„Mein ganzer Körper schmerzt von innen.“

Ein Geretteter lehnt seinen Kopf auf die Seitenwand eines Schlauchbootes
Laurin Schmid

[Triggerwarnung] Der Text beschreibt explizit unterschiedliche Formen von Gewalt.

Amir* wurde am 20. März 2021 von der Crew der Ocean Viking aus einem überbesetzten Schlauchboot in internationalen Gewässern vor Libyen gerettet. Zusammen mit 105 anderen flüchtenden Menschen hatte der 15-jährige unbegleitete Jugendliche fast zehn Stunden in dem seeuntauglichen Boot auf See verbracht. Als die Rettungscrew das Boot sichtete, lief es bereits voll Wasser. Keiner der Insassen trug eine Rettungsweste.

Der Text entstand an Bord des Rettungsschiffes Ocean Viking, welches wir bis zum Ende des Jahres 2021 als deutscher Teil des europäischen Netzwerkes SOS Mediterranee betrieben haben.

Amir hat in Libyen schwere Misshandlungen erlebt.

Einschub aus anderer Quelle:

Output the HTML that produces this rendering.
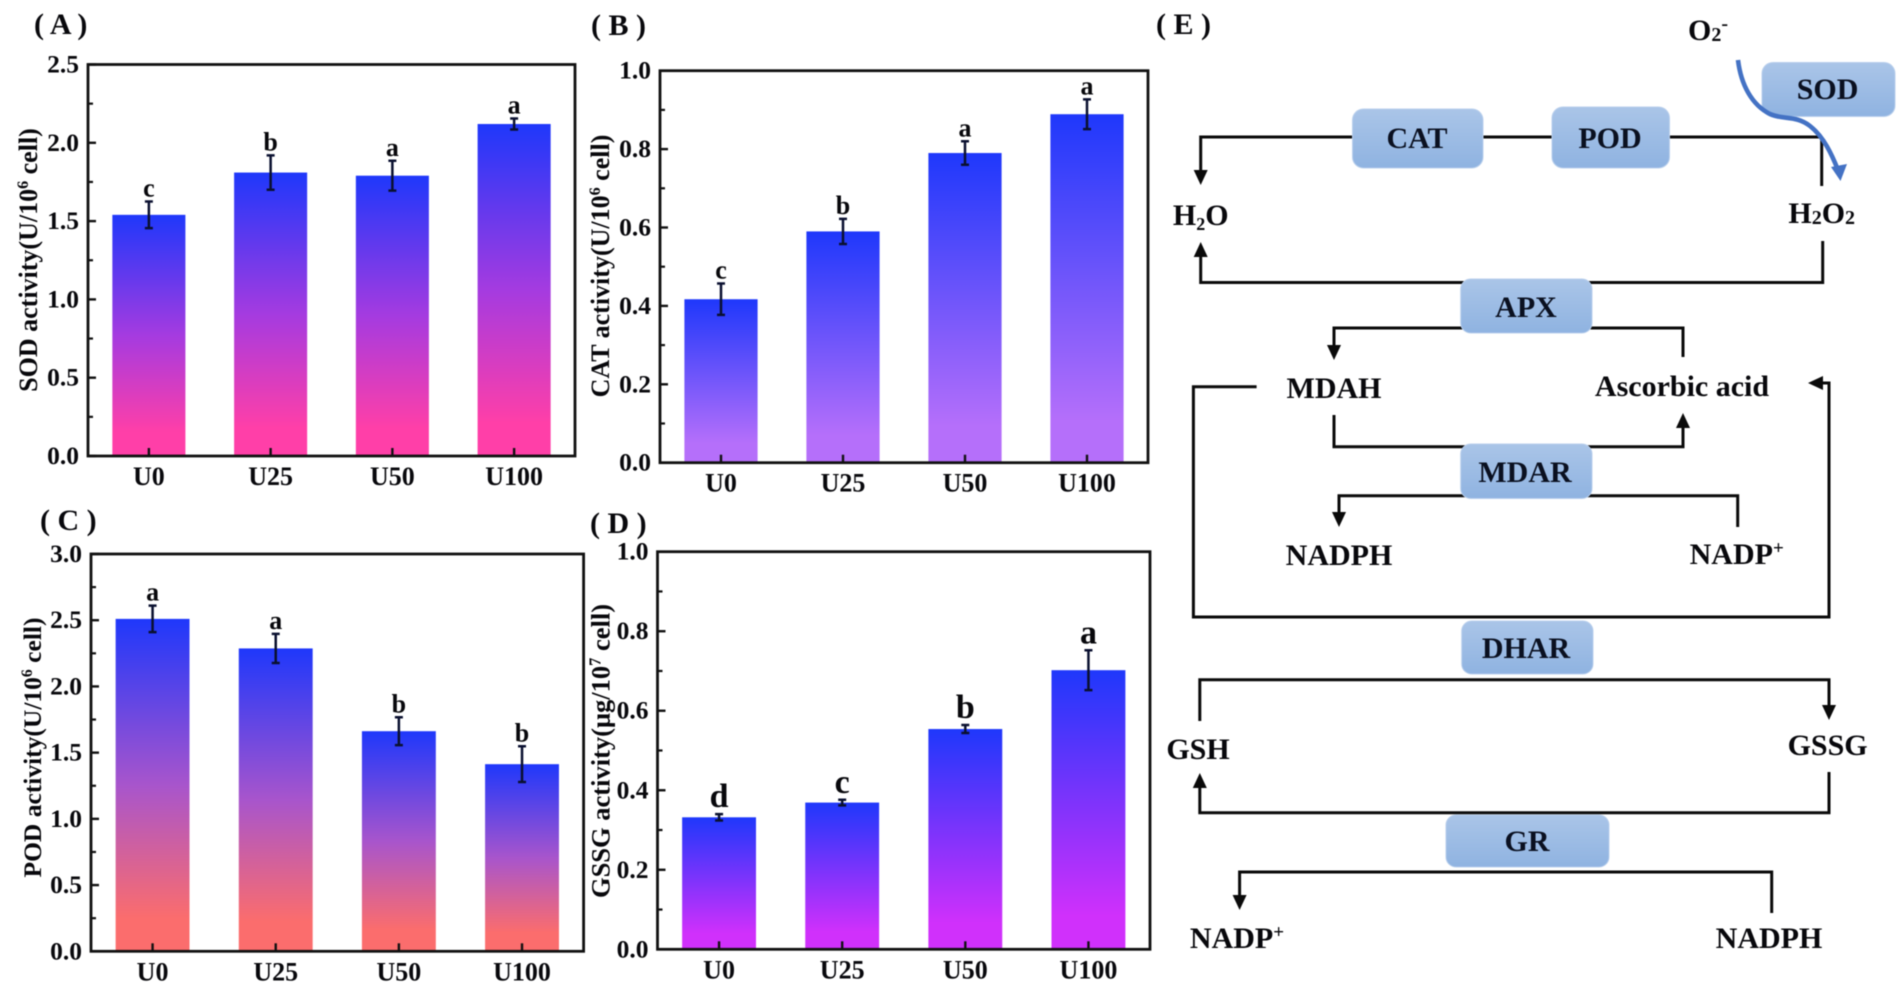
<!DOCTYPE html>
<html lang="en">
<head>
<meta charset="utf-8">
<title>Antioxidant enzyme activity and pathway</title>
<style>
html,body{margin:0;padding:0;background:#fff;width:1902px;height:993px;overflow:hidden}
#figure{display:block;filter:blur(0.6px)}
text{font-family:"Liberation Serif",serif;font-weight:bold;fill:#08080c}
.box{fill:url(#boxGrad);stroke:#b9cfec;stroke-width:1}
.conn{fill:none;stroke:#0a0a0a;stroke-width:3}
.conna{fill:none;stroke:#0a0a0a;stroke-width:3;marker-end:url(#arrow)}
.d{font-size:30px;text-anchor:middle}
.b{font-size:30px;text-anchor:middle;fill:#0a1020}
.pl{font-size:30px}
</style>
</head>
<body>
<svg id="figure" xmlns="http://www.w3.org/2000/svg" width="1902" height="993" viewBox="0 0 1902 993">
  <defs>
    <marker id="arrow" markerUnits="userSpaceOnUse" markerWidth="16" markerHeight="16" refX="5" refY="7.5" orient="auto">
      <path d="M0,0.5 L15,7.5 L0,14.5 z" fill="#0a0a0a"/>
    </marker>
    <linearGradient id="boxGrad" x1="0" y1="0" x2="0" y2="1">
      <stop offset="0" stop-color="#aac5e8"/>
      <stop offset="1" stop-color="#8fb3e1"/>
    </linearGradient>
    <linearGradient id="gradA" x1="0" y1="0" x2="0" y2="1"><stop offset="0" stop-color="#1f38fb"/><stop offset="0.5" stop-color="#a53be0"/><stop offset="0.9" stop-color="#ff3fa8"/></linearGradient>
    <linearGradient id="gradB" x1="0" y1="0" x2="0" y2="1"><stop offset="0" stop-color="#1f38fb"/><stop offset="0.88" stop-color="#b56ffa"/></linearGradient>
    <linearGradient id="gradC" x1="0" y1="0" x2="0" y2="1"><stop offset="0" stop-color="#1f38fb"/><stop offset="0.5" stop-color="#a855cc"/><stop offset="0.9" stop-color="#fb6d6d"/></linearGradient>
    <linearGradient id="gradD" x1="0" y1="0" x2="0" y2="1"><stop offset="0" stop-color="#1f38fb"/><stop offset="0.88" stop-color="#d030fb"/></linearGradient>
  </defs>

  <text class="pl" x="34" y="34">( A )</text>
  <text class="pl" x="591" y="35">( B )</text>
  <text class="pl" x="40" y="530">( C )</text>
  <text class="pl" x="590" y="533">( D )</text>
  <text class="pl" x="1156" y="34">( E )</text>

  <g id="charts"></g>

  <g id="pathway">
    <polyline class="conna" points="1822,137 1200.7,137 1200.7,175"/>
    <line class="conn" x1="1821.7" y1="137" x2="1821.7" y2="186"/>
    <polyline class="conna" points="1822.7,241 1822.7,282.5 1200.7,282.5 1200.7,252"/>
    <polyline class="conna" points="1683,357 1683,328 1334,328 1334,350"/>
    <polyline class="conna" points="1334,415 1334,446.7 1683,446.7 1683,423"/>
    <polyline class="conna" points="1737.7,527 1737.7,495.7 1339,495.7 1339,517"/>
    <polyline class="conna" points="1256.6,386.7 1193.4,386.7 1193.4,617 1829,617 1829,383 1818,383"/>
    <polyline class="conna" points="1199.8,721 1199.8,679.7 1829,679.7 1829,710"/>
    <polyline class="conna" points="1829,772 1829,812.7 1199.8,812.7 1199.8,783"/>
    <polyline class="conna" points="1771.7,913 1771.7,872 1239.6,872 1239.6,900"/>

    <rect class="box" x="1352.5" y="109" width="130.5" height="59" rx="11"/>
    <rect class="box" x="1552" y="107" width="117.5" height="61" rx="11"/>
    <rect class="box" x="1762" y="62.5" width="133" height="54" rx="11"/>
    <rect class="box" x="1460.7" y="279" width="131.3" height="54" rx="10"/>
    <rect class="box" x="1460.7" y="444" width="131.3" height="54.5" rx="10"/>
    <rect class="box" x="1461.7" y="621" width="131.3" height="53" rx="10"/>
    <rect class="box" x="1446" y="815" width="163" height="52" rx="10"/>

    <text class="b" x="1417" y="148">CAT</text>
    <text class="b" x="1610" y="148">POD</text>
    <text class="b" x="1827.6" y="99">SOD</text>
    <text class="b" x="1526" y="317">APX</text>
    <text class="b" x="1525" y="482">MDAR</text>
    <text class="b" x="1526" y="658">DHAR</text>
    <text class="b" x="1527" y="851">GR</text>

    <path d="M1738,60 C1741,85 1752,105 1770,114 C1783,120 1796,115 1810,126 C1824,137 1832,155 1838,170" fill="none" stroke="#4472c4" stroke-width="4.6"/>
    <polygon points="1840.5,181 1831,167 1847,164" fill="#4472c4"/>

    <text class="d" x="1708" y="40">O<tspan font-size="20" dy="1">2</tspan><tspan font-size="20" dy="-11">-</tspan></text>
    <text class="d" x="1200.7" y="225">H<tspan font-size="18" dy="5">2</tspan><tspan dy="-5">O</tspan></text>
    <text class="d" x="1821.7" y="223">H<tspan font-size="20" dy="1">2</tspan><tspan dy="-1">O</tspan><tspan font-size="20" dy="1">2</tspan></text>
    <text class="d" x="1334" y="398">MDAH</text>
    <text class="d" x="1682" y="396">Ascorbic acid</text>
    <text class="d" x="1339" y="565">NADPH</text>
    <text class="d" x="1736.7" y="564">NADP<tspan font-size="19" dy="-10">+</tspan></text>
    <text class="d" x="1198" y="759">GSH</text>
    <text class="d" x="1827.6" y="755">GSSG</text>
    <text class="d" x="1237" y="948">NADP<tspan font-size="19" dy="-10">+</tspan></text>
    <text class="d" x="1769" y="948">NADPH</text>
  </g>
</svg>
<script>
const categories = ['U0', 'U25', 'U50', 'U100'];

const sodValues = [1.54, 1.81, 1.79, 2.12];
const sodErrors = [0.085, 0.11, 0.095, 0.035];
const sodLetters = ['c', 'b', 'a', 'a'];
const sodTicks = ['0.0', '0.5', '1.0', '1.5', '2.0', '2.5'];

const catValues = [0.417, 0.59, 0.79, 0.889];
const catErrors = [0.04, 0.032, 0.03, 0.038];
const catLetters = ['c', 'b', 'a', 'a'];
const catTicks = ['0.0', '0.2', '0.4', '0.6', '0.8', '1.0'];

const podValues = [2.51, 2.287, 1.662, 1.413];
const podErrors = [0.1, 0.11, 0.105, 0.135];
const podLetters = ['a', 'a', 'b', 'b'];
const podTicks = ['0.0', '0.5', '1.0', '1.5', '2.0', '2.5', '3.0'];

const gssgValues = [0.332, 0.369, 0.554, 0.702];
const gssgErrors = [0.008, 0.007, 0.01, 0.05];
const gssgLetters = ['d', 'c', 'b', 'a'];
const gssgTicks = ['0.0', '0.2', '0.4', '0.6', '0.8', '1.0'];

const NS = 'http://www.w3.org/2000/svg';
const chartsRoot = document.getElementById('charts');

function make(parent, tag, attrs, txt) {
  const el = document.createElementNS(NS, tag);
  for (const k in attrs) el.setAttribute(k, attrs[k]);
  if (txt !== undefined) el.textContent = txt;
  parent.appendChild(el);
  return el;
}

function drawPanel(p) {
  const tickNums = p.ticks.map(Number);
  const yMax = tickNums[tickNums.length - 1];
  const yScale = v => p.bottom - (v / yMax) * (p.bottom - p.top);
  const step = (p.right - p.left) / categories.length;
  const xScale = i => p.left + step * (i + 0.5);
  const barW = step * 0.6;

  const g = make(chartsRoot, 'g', {});
  
  

  p.values.forEach((v, i) => {
    const bar = make(g, 'rect', {
      x: xScale(i) - barW / 2, y: yScale(v), width: barW, height: p.bottom - yScale(v),
      fill: 'url(#' + p.grad + ')'
    });
    
    

    const hi = yScale(v + p.errors[i]);
    const lo = yScale(v - p.errors[i]);
    const cx = xScale(i);
    const err = make(g, 'path', {
      d: 'M' + (cx - 4) + ',' + hi + 'H' + (cx + 4) + 'M' + cx + ',' + hi + 'V' + lo + 'M' + (cx - 4) + ',' + lo + 'H' + (cx + 4),
      fill: 'none', stroke: '#0a1030', 'stroke-width': 2.5
    });
    
    

    const letter = make(g, 'text', {
      x: cx, y: hi - p.letterGap, 'text-anchor': 'middle', 'font-size': p.letterSize
    }, p.letters[i]);
    
    

    const tick = make(g, 'line', {
      x1: cx, x2: cx, y1: p.bottom, y2: p.bottom - 8, stroke: '#111', 'stroke-width': 2.4
    });
    
    

    const lab = make(g, 'text', {
      x: cx, y: p.bottom + 29, 'text-anchor': 'middle', 'font-size': 26
    }, categories[i]);
    
    
  });

  tickNums.forEach((t, i) => {
    const y = yScale(t);
    const major = make(g, 'line', {
      x1: p.left, x2: p.left + 8, y1: y, y2: y, stroke: '#111', 'stroke-width': 2.4
    });
    
    

    const lab = make(g, 'text', {
      x: p.left - 9, y: y + 8, 'text-anchor': 'end', 'font-size': 25.5
    }, p.ticks[i]);
    
    

    if (i < tickNums.length - 1) {
      const my = yScale((t + tickNums[i + 1]) / 2);
      const minor = make(g, 'line', {
        x1: p.left, x2: p.left + 5, y1: my, y2: my, stroke: '#111', 'stroke-width': 2.2
      });
      
      
    }
  });

  const frame = make(g, 'rect', {
    x: p.left, y: p.top, width: p.right - p.left, height: p.bottom - p.top,
    fill: 'none', stroke: '#111', 'stroke-width': 2.8
  });
  
  

  const title = make(g, 'text', {
    transform: 'translate(' + p.titleX + ',' + p.titleY + ') rotate(-90)',
    'text-anchor': 'middle', 'font-size': p.titleSize
  });
  
  
  make(title, 'tspan', {}, p.titleStart);
  make(title, 'tspan', { 'font-size': p.titleSize * 0.62, dy: -9 }, p.titleSup);
  make(title, 'tspan', { dy: 9 }, ' cell)');
}

drawPanel({ key: 'sod', values: sodValues, errors: sodErrors, letters: sodLetters, ticks: sodTicks, grad: 'gradA',
  left: 88, right: 575, top: 64.5, bottom: 456, letterGap: 5, letterSize: 26,
  titleX: 37, titleY: 260, titleSize: 26, titleStart: 'SOD activity(U/10', titleSup: '6' });
drawPanel({ key: 'cat', values: catValues, errors: catErrors, letters: catLetters, ticks: catTicks, grad: 'gradB',
  left: 660, right: 1148, top: 70.7, bottom: 462.7, letterGap: 5, letterSize: 26,
  titleX: 609, titleY: 266, titleSize: 26, titleStart: 'CAT activity(U/10', titleSup: '6' });
drawPanel({ key: 'pod', values: podValues, errors: podErrors, letters: podLetters, ticks: podTicks, grad: 'gradC',
  left: 91, right: 583.6, top: 554, bottom: 951.3, letterGap: 5, letterSize: 26,
  titleX: 41, titleY: 747.5, titleSize: 25.5, titleStart: 'POD activity(U/10', titleSup: '6' });
drawPanel({ key: 'gssg', values: gssgValues, errors: gssgErrors, letters: gssgLetters, ticks: gssgTicks, grad: 'gradD',
  left: 657.5, right: 1150, top: 551.7, bottom: 949.3, letterGap: 7, letterSize: 34,
  titleX: 609.5, titleY: 751, titleSize: 26.5, titleStart: 'GSSG activity(μg/10', titleSup: '7' });
</script>
</body>
</html>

Als er an Bord der Ocean Viking ankommt, bittet er darum, einen Arzt an Bord zu sehen. Er klagt über Schmerzen am ganzen Körper, insbesondere im Rücken. Bei der Untersuchung zittert er und zuckt jedes Mal zusammen, wenn Caterina, die Bordärztin, einen seiner Wirbel berührt. Schließlich erzählt er an Bord von den Ursachen der Schmerzen:

„Ende letzten Jahres wurde ich von libyschen Milizen gefangen genommen. Sie brachten mich in ein Lager und verlangten, dass ich meine Eltern anrief, um 2.700 libysche Dinar zu verlangen. Als ich mit meinen Eltern telefonierte, hatten sie mir Elektroklemmen auf den Rücken geklemmt und mir einen Stromschlag verpasst. Sie schlugen mich auch mit Stöcken.“

„Ich war mit einem Freund zusammen. Mein Freund wurde zu Tode geprügelt. Er ist für immer gegangen.“

„Meine Mutter hat es geschafft, die Hälfte des Geldes aufzutreiben, das sie verlangt haben. Sie schickte es. Sie haben mich noch mehrere Tage lang mit Stromschlägen gefoltert. Eines Tages gelang es mir, mit ein paar Freunden zu fliehen. Ich wurde von anderen Milizen wieder aufgegriffen und interniert. Ich wurde drei Tage lang nackt an eine Wand gefesselt. Jeden Tag hoben sie meine Füße hoch und schlugen mich mit Knüppeln auf die Fußsohlen. Morgens, mittags und abends schütteten sie auch Eimer mit eiskaltem Wasser über mich, um Geld zu erpressen. Aber ich wusste nicht, wen ich anrufen sollte. Ich hatte kein Geld. Ich blieb zwei Monate lang in diesem Lager. Viele Menschen starben dort.“

„Zum Glück gelang mir wieder die Flucht.“

„Aber dann wurde ich von der staatlichen Polizei gefasst. Sie fragten mich, ob ich in mein Herkunftsland zurückgebracht werden wolle. Ich wäre froh gewesen, zurückzugehen und bei meiner Familie sterben zu können. Aber dazu kam es nicht. Ich blieb drei Monate lang in diesem Gefängnis.“

„Schließlich gelang es mir, ein Boot zu besteigen. Mein ganzer Körper schmerzt von innen.“

„Die Schläge mit den Stöcken haben damals große Blutergüsse hinterlassen. Diese Spuren sind jetzt nicht mehr sichtbar, aber innerlich sind sie für eine sehr lange Zeit noch da.“

* Der Name wurde geändert, um die Identität des Überlebenden zu schützen.
* Der Text wurde von Crewmitgliedern an Bord der Ocean Viking aufgezeichnet und ins Deutsche übersetzt.
* Bei dem Titelbild handelt es sich um ein Symbolbild.